For small teams, solo users, or simple workflows, the per-seat pricing model and 2-seat minimum make cheaper alternatives the better call.
What are the biggest downsides of Asana?
Four genuine weaknesses: the pricing is on the expensive side relative to ClickUp for equivalent features; there’s no single-user paid plan (2-seat minimum); there’s no native time tracking timer on free or Starter plans; and 24/7 customer support is Enterprise-only.
Starter and Advanced customers get standard support hours and no bundled customer success.
Does Asana have a free plan?
Yes — the Personal plan is free and permanent for up to 2 users.
It includes unlimited tasks, unlimited projects, and list, board, and calendar views.
Timeline, Gantt, automation, Goals, Portfolios, and advanced reporting all require a paid plan.
Best suited for evaluation or solo use — the 2-user cap limits it for team collaboration.
How does Asana compare to ClickUp?
Asana wins on interface polish, ease of onboarding, and integration depth — it’s the better choice for non-technical teams and organisations that want structure without configuration overhead.
ClickUp wins on price-per-feature (Unlimited starts at $7/user/mo vs. Asana Starter at $10.99), automation flexibility, and a more generous free plan.
I’ve covered this in detail in my full ClickUp review.

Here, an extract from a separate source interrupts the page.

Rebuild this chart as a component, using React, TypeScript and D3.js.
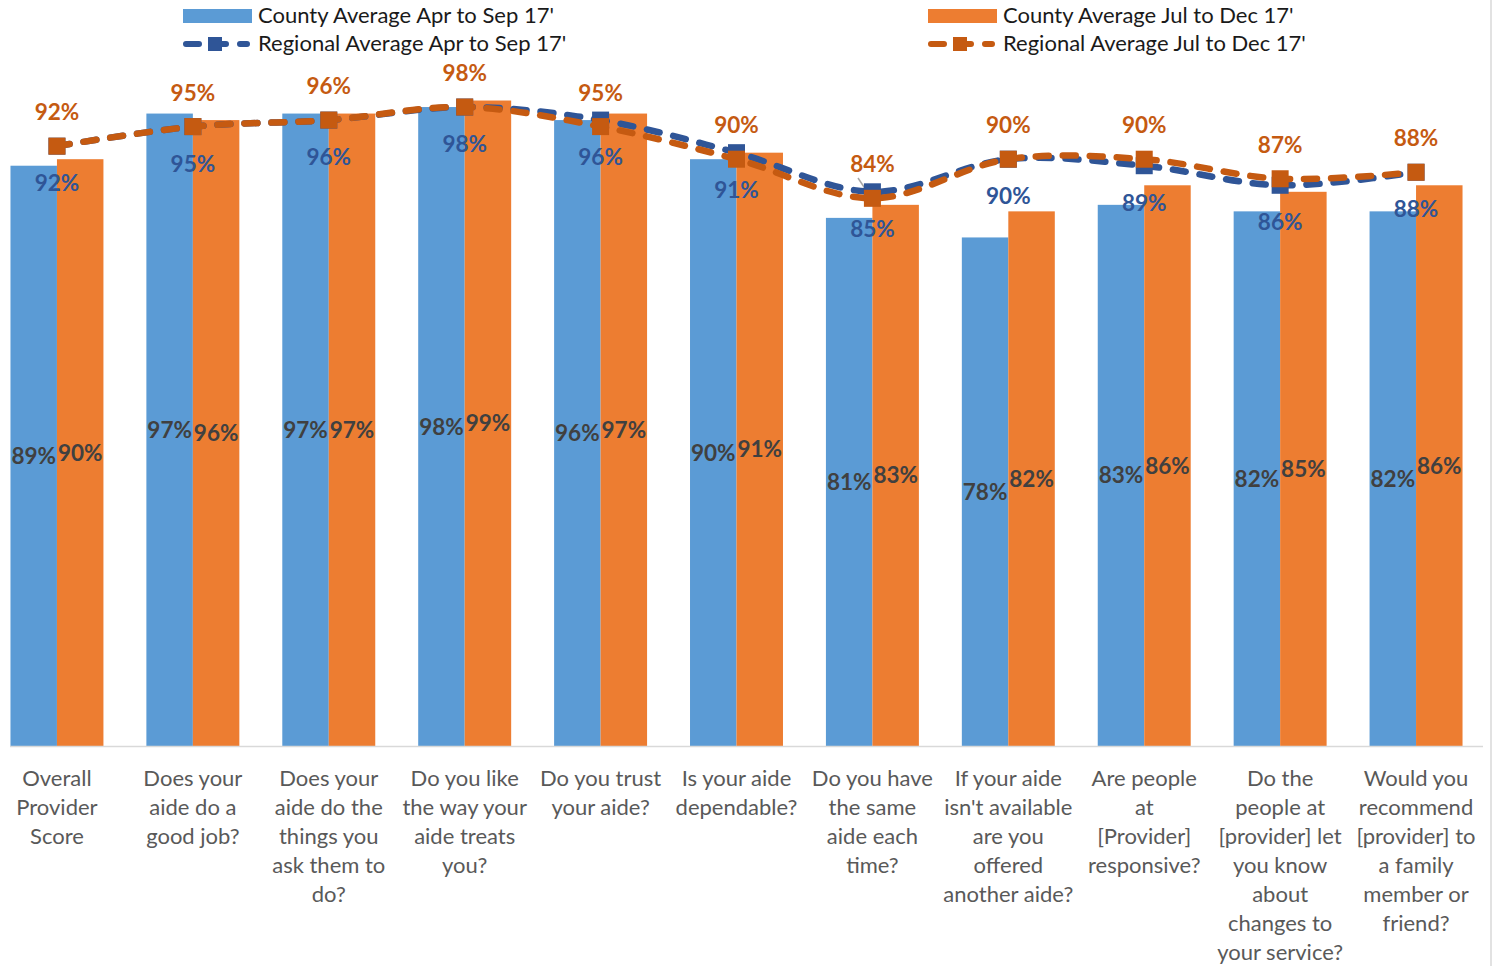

Does Asana have time tracking?
Not as a native timer.
The Personal and Starter plans have no built-in time tracking beyond integration-based tracking via third-party tools like Toggl, Harvest, or Everhour.
The Advanced plan adds estimate vs. actual time tracking — you can log expected and actual hours on tasks — but there’s still no one-click global timer.
If time tracking for billing or payroll is a core requirement, plan for a dedicated integration regardless of which Asana tier you’re on.